◆ WHAT THE TASK REQUIRES ◆
Transcribe the material verbatim in full; the pictures do not belong in the copy.

* BEGIN GIVEN DATA *

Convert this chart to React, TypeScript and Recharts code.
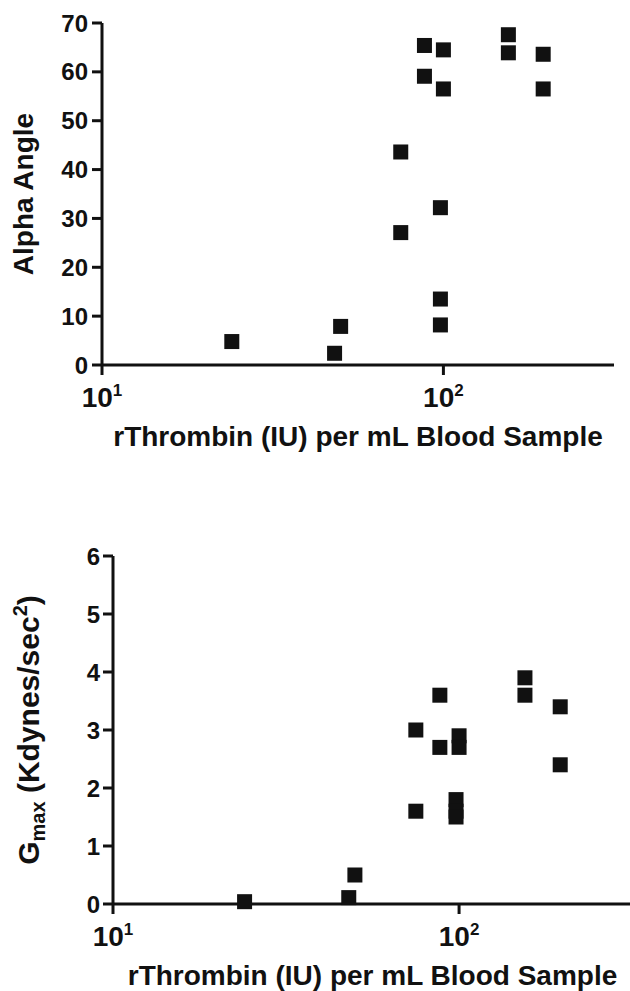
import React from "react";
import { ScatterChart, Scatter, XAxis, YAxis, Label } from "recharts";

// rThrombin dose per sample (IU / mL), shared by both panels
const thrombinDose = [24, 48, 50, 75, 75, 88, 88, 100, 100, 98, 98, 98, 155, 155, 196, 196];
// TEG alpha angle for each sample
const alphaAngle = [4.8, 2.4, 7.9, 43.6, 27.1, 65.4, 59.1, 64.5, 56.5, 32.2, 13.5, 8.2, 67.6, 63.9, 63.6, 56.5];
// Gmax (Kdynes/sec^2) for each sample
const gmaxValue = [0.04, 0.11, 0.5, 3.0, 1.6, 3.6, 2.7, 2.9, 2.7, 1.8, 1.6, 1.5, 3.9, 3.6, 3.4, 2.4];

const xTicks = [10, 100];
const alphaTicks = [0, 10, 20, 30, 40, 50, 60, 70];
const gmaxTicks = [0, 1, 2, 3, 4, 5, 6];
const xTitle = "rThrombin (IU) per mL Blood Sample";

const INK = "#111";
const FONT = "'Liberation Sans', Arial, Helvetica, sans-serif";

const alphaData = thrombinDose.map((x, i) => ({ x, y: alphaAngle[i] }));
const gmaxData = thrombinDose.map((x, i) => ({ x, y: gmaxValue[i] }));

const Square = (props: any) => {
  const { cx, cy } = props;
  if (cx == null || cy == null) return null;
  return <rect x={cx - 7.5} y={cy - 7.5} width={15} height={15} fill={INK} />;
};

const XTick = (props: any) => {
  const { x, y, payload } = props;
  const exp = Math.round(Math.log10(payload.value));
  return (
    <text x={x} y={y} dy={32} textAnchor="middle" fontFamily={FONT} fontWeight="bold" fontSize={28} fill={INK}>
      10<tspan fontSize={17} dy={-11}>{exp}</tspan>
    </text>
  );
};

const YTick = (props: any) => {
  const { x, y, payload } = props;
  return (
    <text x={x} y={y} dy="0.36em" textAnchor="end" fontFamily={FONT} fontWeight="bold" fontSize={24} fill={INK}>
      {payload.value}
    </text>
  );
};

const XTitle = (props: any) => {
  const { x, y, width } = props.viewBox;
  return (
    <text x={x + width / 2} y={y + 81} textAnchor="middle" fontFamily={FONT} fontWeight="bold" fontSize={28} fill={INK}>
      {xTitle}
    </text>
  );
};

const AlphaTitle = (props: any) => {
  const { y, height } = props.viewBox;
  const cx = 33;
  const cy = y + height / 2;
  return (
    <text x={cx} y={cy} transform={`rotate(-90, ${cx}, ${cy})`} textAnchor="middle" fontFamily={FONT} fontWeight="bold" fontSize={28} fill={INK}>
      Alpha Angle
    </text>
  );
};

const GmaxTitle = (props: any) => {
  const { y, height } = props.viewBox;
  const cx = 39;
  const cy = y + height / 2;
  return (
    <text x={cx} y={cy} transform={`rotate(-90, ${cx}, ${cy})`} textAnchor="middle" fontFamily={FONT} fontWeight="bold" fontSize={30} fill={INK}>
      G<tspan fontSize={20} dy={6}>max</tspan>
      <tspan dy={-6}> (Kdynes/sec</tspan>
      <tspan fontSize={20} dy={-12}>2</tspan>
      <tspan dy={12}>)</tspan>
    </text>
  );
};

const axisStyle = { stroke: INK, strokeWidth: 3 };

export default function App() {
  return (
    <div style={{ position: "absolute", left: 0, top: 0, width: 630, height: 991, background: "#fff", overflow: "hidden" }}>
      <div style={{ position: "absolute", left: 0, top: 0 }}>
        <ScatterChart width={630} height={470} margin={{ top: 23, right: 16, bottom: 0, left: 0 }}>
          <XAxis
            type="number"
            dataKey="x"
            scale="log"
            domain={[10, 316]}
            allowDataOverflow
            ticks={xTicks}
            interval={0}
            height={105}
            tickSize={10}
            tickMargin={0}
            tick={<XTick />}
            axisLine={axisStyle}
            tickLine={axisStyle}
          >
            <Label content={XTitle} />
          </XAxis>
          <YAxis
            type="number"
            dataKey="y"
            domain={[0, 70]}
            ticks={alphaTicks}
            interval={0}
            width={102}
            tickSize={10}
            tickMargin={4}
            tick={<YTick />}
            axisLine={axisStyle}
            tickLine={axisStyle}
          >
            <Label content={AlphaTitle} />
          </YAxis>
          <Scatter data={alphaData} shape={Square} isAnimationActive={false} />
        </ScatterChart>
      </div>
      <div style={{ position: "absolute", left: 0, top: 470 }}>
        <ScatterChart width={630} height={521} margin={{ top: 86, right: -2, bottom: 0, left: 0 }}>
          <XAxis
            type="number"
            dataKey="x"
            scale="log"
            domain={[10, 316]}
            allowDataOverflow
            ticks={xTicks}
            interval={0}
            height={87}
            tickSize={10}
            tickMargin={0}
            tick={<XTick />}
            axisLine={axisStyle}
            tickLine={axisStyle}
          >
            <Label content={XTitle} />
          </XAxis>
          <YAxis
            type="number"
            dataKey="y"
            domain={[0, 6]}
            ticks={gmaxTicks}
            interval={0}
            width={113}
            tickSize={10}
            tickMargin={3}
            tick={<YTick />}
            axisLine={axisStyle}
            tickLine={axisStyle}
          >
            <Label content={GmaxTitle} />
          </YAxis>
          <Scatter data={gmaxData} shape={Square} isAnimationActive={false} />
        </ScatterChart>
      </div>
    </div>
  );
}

* END GIVEN DATA *

◆ SOLUTION FOR THIS EXERCISE ◆
Convert this chart to React, TypeScript and Recharts code.
import React from "react";
import { ScatterChart, Scatter, XAxis, YAxis, Label } from "recharts";

// rThrombin dose per sample (IU / mL), shared by both panels
const thrombinDose = [24, 48, 50, 75, 75, 88, 88, 100, 100, 98, 98, 98, 155, 155, 196, 196];
// TEG alpha angle for each sample
const alphaAngle = [4.8, 2.4, 7.9, 43.6, 27.1, 65.4, 59.1, 64.5, 56.5, 32.2, 13.5, 8.2, 67.6, 63.9, 63.6, 56.5];
// Gmax (Kdynes/sec^2) for each sample
const gmaxValue = [0.04, 0.11, 0.5, 3.0, 1.6, 3.6, 2.7, 2.9, 2.7, 1.8, 1.6, 1.5, 3.9, 3.6, 3.4, 2.4];

const xTicks = [10, 100];
const alphaTicks = [0, 10, 20, 30, 40, 50, 60, 70];
const gmaxTicks = [0, 1, 2, 3, 4, 5, 6];
const xTitle = "rThrombin (IU) per mL Blood Sample";

const INK = "#111";
const FONT = "'Liberation Sans', Arial, Helvetica, sans-serif";

const alphaData = thrombinDose.map((x, i) => ({ x, y: alphaAngle[i] }));
const gmaxData = thrombinDose.map((x, i) => ({ x, y: gmaxValue[i] }));

const Square = (props: any) => {
  const { cx, cy } = props;
  if (cx == null || cy == null) return null;
  return <rect x={cx - 7.5} y={cy - 7.5} width={15} height={15} fill={INK} />;
};

const XTick = (props: any) => {
  const { x, y, payload } = props;
  const exp = Math.round(Math.log10(payload.value));
  return (
    <text x={x} y={y} dy={32} textAnchor="middle" fontFamily={FONT} fontWeight="bold" fontSize={28} fill={INK}>
      10<tspan fontSize={17} dy={-11}>{exp}</tspan>
    </text>
  );
};

const YTick = (props: any) => {
  const { x, y, payload } = props;
  return (
    <text x={x} y={y} dy="0.36em" textAnchor="end" fontFamily={FONT} fontWeight="bold" fontSize={24} fill={INK}>
      {payload.value}
    </text>
  );
};

const XTitle = (props: any) => {
  const { x, y, width } = props.viewBox;
  return (
    <text x={x + width / 2} y={y + 81} textAnchor="middle" fontFamily={FONT} fontWeight="bold" fontSize={28} fill={INK}>
      {xTitle}
    </text>
  );
};

const AlphaTitle = (props: any) => {
  const { y, height } = props.viewBox;
  const cx = 33;
  const cy = y + height / 2;
  return (
    <text x={cx} y={cy} transform={`rotate(-90, ${cx}, ${cy})`} textAnchor="middle" fontFamily={FONT} fontWeight="bold" fontSize={28} fill={INK}>
      Alpha Angle
    </text>
  );
};

const GmaxTitle = (props: any) => {
  const { y, height } = props.viewBox;
  const cx = 39;
  const cy = y + height / 2;
  return (
    <text x={cx} y={cy} transform={`rotate(-90, ${cx}, ${cy})`} textAnchor="middle" fontFamily={FONT} fontWeight="bold" fontSize={30} fill={INK}>
      G<tspan fontSize={20} dy={6}>max</tspan>
      <tspan dy={-6}> (Kdynes/sec</tspan>
      <tspan fontSize={20} dy={-12}>2</tspan>
      <tspan dy={12}>)</tspan>
    </text>
  );
};

const axisStyle = { stroke: INK, strokeWidth: 3 };

export default function App() {
  return (
    <div style={{ position: "absolute", left: 0, top: 0, width: 630, height: 991, background: "#fff", overflow: "hidden" }}>
      <div style={{ position: "absolute", left: 0, top: 0 }}>
        <ScatterChart width={630} height={470} margin={{ top: 23, right: 16, bottom: 0, left: 0 }}>
          <XAxis
            type="number"
            dataKey="x"
            scale="log"
            domain={[10, 316]}
            allowDataOverflow
            ticks={xTicks}
            interval={0}
            height={105}
            tickSize={10}
            tickMargin={0}
            tick={<XTick />}
            axisLine={axisStyle}
            tickLine={axisStyle}
          >
            <Label content={XTitle} />
          </XAxis>
          <YAxis
            type="number"
            dataKey="y"
            domain={[0, 70]}
            ticks={alphaTicks}
            interval={0}
            width={102}
            tickSize={10}
            tickMargin={4}
            tick={<YTick />}
            axisLine={axisStyle}
            tickLine={axisStyle}
          >
            <Label content={AlphaTitle} />
          </YAxis>
          <Scatter data={alphaData} shape={Square} isAnimationActive={false} />
        </ScatterChart>
      </div>
      <div style={{ position: "absolute", left: 0, top: 470 }}>
        <ScatterChart width={630} height={521} margin={{ top: 86, right: -2, bottom: 0, left: 0 }}>
          <XAxis
            type="number"
            dataKey="x"
            scale="log"
            domain={[10, 316]}
            allowDataOverflow
            ticks={xTicks}
            interval={0}
            height={87}
            tickSize={10}
            tickMargin={0}
            tick={<XTick />}
            axisLine={axisStyle}
            tickLine={axisStyle}
          >
            <Label content={XTitle} />
          </XAxis>
          <YAxis
            type="number"
            dataKey="y"
            domain={[0, 6]}
            ticks={gmaxTicks}
            interval={0}
            width={113}
            tickSize={10}
            tickMargin={3}
            tick={<YTick />}
            axisLine={axisStyle}
            tickLine={axisStyle}
          >
            <Label content={GmaxTitle} />
          </YAxis>
          <Scatter data={gmaxData} shape={Square} isAnimationActive={false} />
        </ScatterChart>
      </div>
    </div>
  );
}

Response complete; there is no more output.